[TASK GOAL] Skip the pictures. Set down, word for word, the lines from the start of the material up to and including the line with "0.063, 0.162, 0.162];".

-------- INFORMATION PROVIDED --------

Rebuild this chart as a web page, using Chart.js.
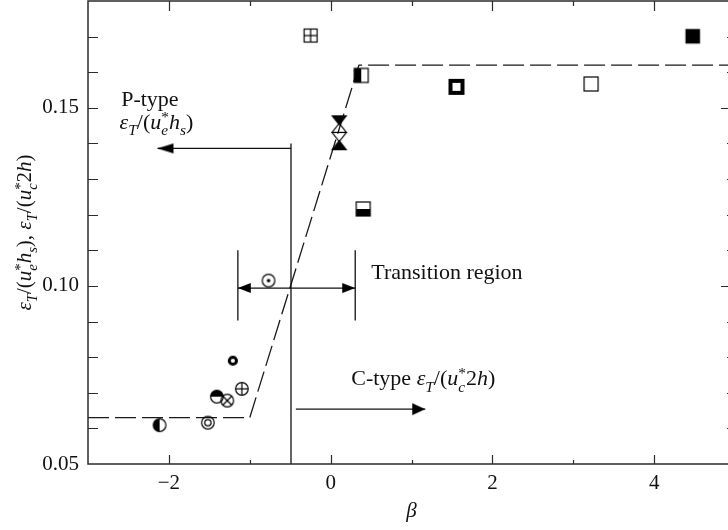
<!DOCTYPE html>
<html>
<head>
<meta charset="utf-8">
<script src="https://cdn.jsdelivr.net/npm/chart.js@4.4.1/dist/chart.umd.min.js"></script>
<style>
  html, body { margin: 0; padding: 0; background: #fff; overflow: hidden; }
</style>
</head>
<body>
<canvas id="chart" width="742" height="530"></canvas>
<script>
// axis ticks
const xTickLabels = [-2, 0, 2, 4];
const xMinorTicks = [-2, -1, 0, 1, 2, 3, 4];
const yTickLabels = [0.05, 0.10, 0.15];
const yMinorTicks = [0.06, 0.07, 0.08, 0.09, 0.10, 0.11, 0.12, 0.13, 0.14, 0.15, 0.16, 0.17];

// measured eddy diffusivity vs. beta, one symbol per case
const betaPoints = [-2.115, -1.518, -1.407, -1.278, -1.098, -1.209, -0.768, -0.248, 0.378,
                    0.106, 0.106, 0.106, 0.106, 0.403, 1.556, 3.221, 4.477];
const epsPoints  = [0.0609, 0.0616, 0.0689, 0.0678, 0.0711, 0.0790, 0.1015, 0.1703, 0.1591,
                    0.1465, 0.1444, 0.1418, 0.1395, 0.1216, 0.1559, 0.1567, 0.1701];
const pointSymbols = ['circleHalfLeft', 'circleDouble', 'circleHalfTop', 'circleCross', 'circlePlus',
                      'ringBold', 'circleDot', 'squarePlus', 'squareHalfLeft',
                      'triDownFilled', 'triUpOpen', 'triDownOpen', 'triUpFilled',
                      'squareHalfBottom', 'squareBold', 'square', 'squareFilled'];

// piecewise fit (dashed)
const fitBeta = [-3, -1.0, 0.35, 5];
const fitEps  = [0.063, 0.063, 0.162, 0.162];

// guide lines: divider, arrow shafts, transition bars
const guideSegments = [
  [[-0.49, 0.050], [-0.49, 0.140]],
  [[-0.49, 0.1386], [-2.14, 0.1386]],
  [[-0.43, 0.0654], [1.17, 0.0654]],
  [[-1.147, 0.0903], [-1.147, 0.1100]],
  [[0.304, 0.0903], [0.304, 0.1100]],
  [[-1.147, 0.0994], [0.304, 0.0994]]
];
const arrowTipBeta = [-2.14, 1.17, -1.147, 0.304];
const arrowTipEps  = [0.1386, 0.0654, 0.0994, 0.0994];
const arrowPointsLeft = [true, false, true, false];

const FONT = '"Liberation Serif", "Times New Roman", serif';
const INK = '#111';

function makeGlyph(w, h, draw) {
  const c = document.createElement('canvas');
  c.width = w; c.height = h;
  const g = c.getContext('2d');
  g.translate(w / 2, h / 2);
  g.strokeStyle = '#000';
  g.fillStyle = '#000';
  g.lineWidth = 1.2;
  draw(g);
  return c;
}

const R = 6.3, A = 7;
function ring(g, r) { g.beginPath(); g.arc(0, 0, r, 0, Math.PI * 2); g.stroke(); }
function line(g, x1, y1, x2, y2) { g.beginPath(); g.moveTo(x1, y1); g.lineTo(x2, y2); g.stroke(); }
function tri(g, down, filled) {
  const hw = 7, hh = 4.5, s = down ? -1 : 1;
  g.beginPath();
  g.moveTo(0, -s * hh); g.lineTo(-hw, s * hh); g.lineTo(hw, s * hh); g.closePath();
  if (filled) g.fill();
  g.stroke();
}

const glyphs = {
  circleHalfLeft: makeGlyph(22, 22, g => {
    g.beginPath(); g.arc(0, 0, R, Math.PI / 2, Math.PI * 1.5); g.closePath(); g.fill(); ring(g, R);
  }),
  circleHalfTop: makeGlyph(22, 22, g => {
    g.beginPath(); g.arc(0, 0, R, Math.PI, Math.PI * 2); g.closePath(); g.fill(); ring(g, R);
  }),
  circleDouble: makeGlyph(22, 22, g => { ring(g, R); ring(g, 3.2); }),
  circleCross: makeGlyph(22, 22, g => {
    ring(g, R); const d = R * Math.SQRT1_2;
    line(g, -d, -d, d, d); line(g, -d, d, d, -d);
  }),
  circlePlus: makeGlyph(22, 22, g => { ring(g, R); line(g, -R, 0, R, 0); line(g, 0, -R, 0, R); }),
  ringBold: makeGlyph(22, 22, g => { g.lineWidth = 3; ring(g, 3.6); }),
  circleDot: makeGlyph(22, 22, g => {
    ring(g, R); g.beginPath(); g.arc(0, 0, 1.8, 0, Math.PI * 2); g.fill();
  }),
  squarePlus: makeGlyph(22, 22, g => {
    const a = 6.5; g.strokeRect(-a, -a, 2 * a, 2 * a); line(g, -a, 0, a, 0); line(g, 0, -a, 0, a);
  }),
  squareHalfLeft: makeGlyph(22, 22, g => { g.fillRect(-A, -A, A, 2 * A); g.strokeRect(-A, -A, 2 * A, 2 * A); }),
  squareHalfBottom: makeGlyph(22, 22, g => { g.fillRect(-A, 0, 2 * A, A); g.strokeRect(-A, -A, 2 * A, 2 * A); }),
  squareBold: makeGlyph(22, 22, g => { g.lineWidth = 4; g.strokeRect(-6, -6, 12, 12); }),
  square: makeGlyph(22, 22, g => { g.strokeRect(-A, -A, 2 * A, 2 * A); }),
  squareFilled: makeGlyph(22, 22, g => { g.fillRect(-7.3, -7.3, 14.6, 14.6); }),
  triDownFilled: makeGlyph(22, 22, g => tri(g, true, true)),
  triUpOpen: makeGlyph(22, 22, g => tri(g, false, false)),
  triDownOpen: makeGlyph(22, 22, g => tri(g, true, false)),
  triUpFilled: makeGlyph(22, 22, g => tri(g, false, true))
};

// arrowhead with its tip at the canvas centre, pointing right
function arrowHead(len, half) {
  return makeGlyph(2 * len + 4, 2 * half + 4, g => {
    g.beginPath(); g.moveTo(0, 0); g.lineTo(-len, -half); g.lineTo(-len, half); g.closePath(); g.fill();
  });
}
const arrowGlyphs = [arrowHead(16, 5), arrowHead(13, 6), arrowHead(13, 5), arrowHead(13, 5)];

// rich text: italic, sub/superscript runs
function richText(ctx, parts, x, y, size, measureOnly) {
  let cx = x, held = 0;
  parts.forEach(p => {
    const small = p.pos === 'sub' || p.pos === 'sup';
    const s = small ? size * 0.7 : size;
    ctx.font = (p.it ? 'italic ' : '') + s + 'px ' + FONT;
    let dy = 0;
    if (p.pos === 'sub') dy = size * 0.3;
    if (p.pos === 'sup') dy = -size * 0.3;
    if (!measureOnly) ctx.fillText(p.t, cx, y + dy);
    const w = ctx.measureText(p.t).width;
    if (p.stack) { held = w; }
    else { cx += Math.max(w, held); held = 0; }
  });
  return cx - x;
}

const epsP = [
  { t: 'ε', it: 1 }, { t: 'T', it: 1, pos: 'sub' }, { t: '/(' }, { t: 'u', it: 1 },
  { t: '*', pos: 'sup', stack: 1 }, { t: 'e', it: 1, pos: 'sub' }, { t: 'h', it: 1 },
  { t: 's', it: 1, pos: 'sub' }, { t: ')' }
];
const epsC = [
  { t: 'ε', it: 1 }, { t: 'T', it: 1, pos: 'sub' }, { t: '/(' }, { t: 'u', it: 1 },
  { t: '*', pos: 'sup', stack: 1 }, { t: 'c', it: 1, pos: 'sub' }, { t: '2' }, { t: 'h', it: 1 },
  { t: ')' }
];

const notes = [
  { beta: -2.59, eps: 0.1506, parts: [{ t: 'P-type' }] },
  { beta: -2.61, eps: 0.1441, parts: epsP },
  { beta: 0.502, eps: 0.1020, parts: [{ t: 'Transition region' }] },
  { beta: 0.255, eps: 0.0722, parts: [{ t: 'C-type ' }].concat(epsC) }
];

const textPlugin = {
  id: 'texts',
  afterDraw(chart) {
    const { ctx, chartArea: a, scales: { x, y } } = chart;
    ctx.save();
    ctx.fillStyle = INK;
    ctx.textBaseline = 'alphabetic';
    ctx.textAlign = 'left';
    notes.forEach(n => richText(ctx, n.parts, x.getPixelForValue(n.beta), y.getPixelForValue(n.eps), 22));

    // y-axis title
    const yParts = epsP.concat([{ t: ', ' }], epsC);
    ctx.save();
    ctx.translate(31, (a.top + a.bottom) / 2);
    ctx.rotate(-Math.PI / 2);
    const w = richText(ctx, yParts, 0, 0, 21, true);
    richText(ctx, yParts, -w / 2, 0, 21);
    ctx.restore();

    // x-axis title
    ctx.font = 'italic 21px ' + FONT;
    ctx.textAlign = 'center';
    ctx.fillText('β', (a.left + a.right) / 2, 517);
    ctx.restore();
  }
};

const isMajor = (list, v) => list.some(t => Math.abs(t - v) < 1e-9);

const framePlugin = {
  id: 'frame',
  afterDatasetsDraw(chart) {
    const { ctx, chartArea: a, scales: { x, y } } = chart;
    ctx.save();
    ctx.strokeStyle = '#2b2b2b';
    ctx.lineWidth = 1.5;
    ctx.strokeRect(a.left, a.top, a.right - a.left, a.bottom - a.top);
    ctx.lineWidth = 1.2;
    ctx.beginPath();
    xMinorTicks.forEach(v => {
      const px = Math.round(x.getPixelForValue(v)) + 0.5;
      const major = isMajor(xTickLabels, v);
      ctx.moveTo(px, a.bottom); ctx.lineTo(px, a.bottom - (major ? 9 : 4));
      ctx.moveTo(px, a.top); ctx.lineTo(px, a.top + (major ? 10 : 5));
    });
    yMinorTicks.forEach(v => {
      const py = Math.round(y.getPixelForValue(v)) + 0.5;
      const major = isMajor(yTickLabels, v);
      ctx.moveTo(a.left, py); ctx.lineTo(a.left + 10, py);
      ctx.moveTo(a.right, py); ctx.lineTo(a.right - (major ? 14 : 8), py);
    });
    ctx.stroke();
    ctx.restore();
  }
};

const datasets = [];

// measured points
datasets.push({
  data: betaPoints.map((b, i) => ({ x: b, y: epsPoints[i] })),
  pointStyle: c => glyphs[pointSymbols[c.dataIndex]],
  pointRadius: 6,
  showLine: false
});

// arrowheads
datasets.push({
  data: arrowTipBeta.map((b, i) => ({ x: b, y: arrowTipEps[i] })),
  pointStyle: c => arrowGlyphs[c.dataIndex],
  pointRotation: c => (arrowPointsLeft[c.dataIndex] ? 180 : 0),
  pointRadius: 6,
  showLine: false
});

// guide lines
guideSegments.forEach(seg => {
  datasets.push({
    data: seg.map(p => ({ x: p[0], y: p[1] })),
    showLine: true,
    borderColor: INK,
    borderWidth: 1.3,
    pointRadius: 0
  });
});

// dashed fit
datasets.push({
  data: fitBeta.map((b, i) => ({ x: b, y: fitEps[i] })),
  showLine: true,
  borderColor: '#1a1a1a',
  borderWidth: 1.3,
  borderDash: [21, 6],
  pointRadius: 0,
  tension: 0
});

const tickFont = { family: FONT, size: 21 };

new Chart(document.getElementById('chart').getContext('2d'), {
  type: 'scatter',
  data: { datasets },
  options: {
    responsive: false,
    animation: false,
    events: [],
    layout: { padding: { top: 1, right: 6, left: 0, bottom: 0 } },
    plugins: { legend: { display: false }, tooltip: { enabled: false } },
    scales: {
      x: {
        type: 'linear', min: -3, max: 5,
        grid: { display: false, drawTicks: false },
        border: { display: false },
        afterBuildTicks: s => { s.ticks = xTickLabels.map(v => ({ value: v })); },
        afterFit: s => { s.height = 66; s.paddingLeft = 0; s.paddingRight = 0; },
        ticks: {
          padding: 7, font: tickFont, color: INK, maxRotation: 0, autoSkip: false,
          callback: v => (v < 0 ? '\u2212' + Math.abs(v) : String(v))
        }
      },
      y: {
        type: 'linear', min: 0.05, max: 0.18,
        grid: { display: false, drawTicks: false },
        border: { display: false },
        afterBuildTicks: s => { s.ticks = yTickLabels.map(v => ({ value: v })); },
        afterFit: s => { s.width = 88; s.paddingTop = 0; s.paddingBottom = 0; },
        ticks: {
          padding: 9, font: tickFont, color: INK, autoSkip: false,
          callback: v => v.toFixed(2)
        }
      }
    }
  },
  plugins: [
    framePlugin,
    textPlugin,
    {
      // keep the plot frame flush with the top of the canvas
      id: 'pinTop',
      afterLayout(chart) {
        const a = chart.chartArea, y = chart.scales.y, x = chart.scales.x;
        const top = 1;
        a.top = top;
        a.height = a.bottom - top;
        y.top = top;
        y.height = a.bottom - top;
        y.configure();
        x.configure();
      }
    }
  ]
});
</script>
</body>
</html>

--------

[IN RESPONSE]
Rebuild this chart as a web page, using Chart.js.
<!DOCTYPE html>
<html>
<head>
<meta charset="utf-8">
<script src="https://cdn.jsdelivr.net/npm/chart.js@4.4.1/dist/chart.umd.min.js"></script>
<style>
  html, body { margin: 0; padding: 0; background: #fff; overflow: hidden; }
</style>
</head>
<body>
<canvas id="chart" width="742" height="530"></canvas>
<script>
// axis ticks
const xTickLabels = [-2, 0, 2, 4];
const xMinorTicks = [-2, -1, 0, 1, 2, 3, 4];
const yTickLabels = [0.05, 0.10, 0.15];
const yMinorTicks = [0.06, 0.07, 0.08, 0.09, 0.10, 0.11, 0.12, 0.13, 0.14, 0.15, 0.16, 0.17];

// measured eddy diffusivity vs. beta, one symbol per case
const betaPoints = [-2.115, -1.518, -1.407, -1.278, -1.098, -1.209, -0.768, -0.248, 0.378,
                    0.106, 0.106, 0.106, 0.106, 0.403, 1.556, 3.221, 4.477];
const epsPoints  = [0.0609, 0.0616, 0.0689, 0.0678, 0.0711, 0.0790, 0.1015, 0.1703, 0.1591,
                    0.1465, 0.1444, 0.1418, 0.1395, 0.1216, 0.1559, 0.1567, 0.1701];
const pointSymbols = ['circleHalfLeft', 'circleDouble', 'circleHalfTop', 'circleCross', 'circlePlus',
                      'ringBold', 'circleDot', 'squarePlus', 'squareHalfLeft',
                      'triDownFilled', 'triUpOpen', 'triDownOpen', 'triUpFilled',
                      'squareHalfBottom', 'squareBold', 'square', 'squareFilled'];

// piecewise fit (dashed)
const fitBeta = [-3, -1.0, 0.35, 5];
const fitEps  = [0.063, 0.063, 0.162, 0.162];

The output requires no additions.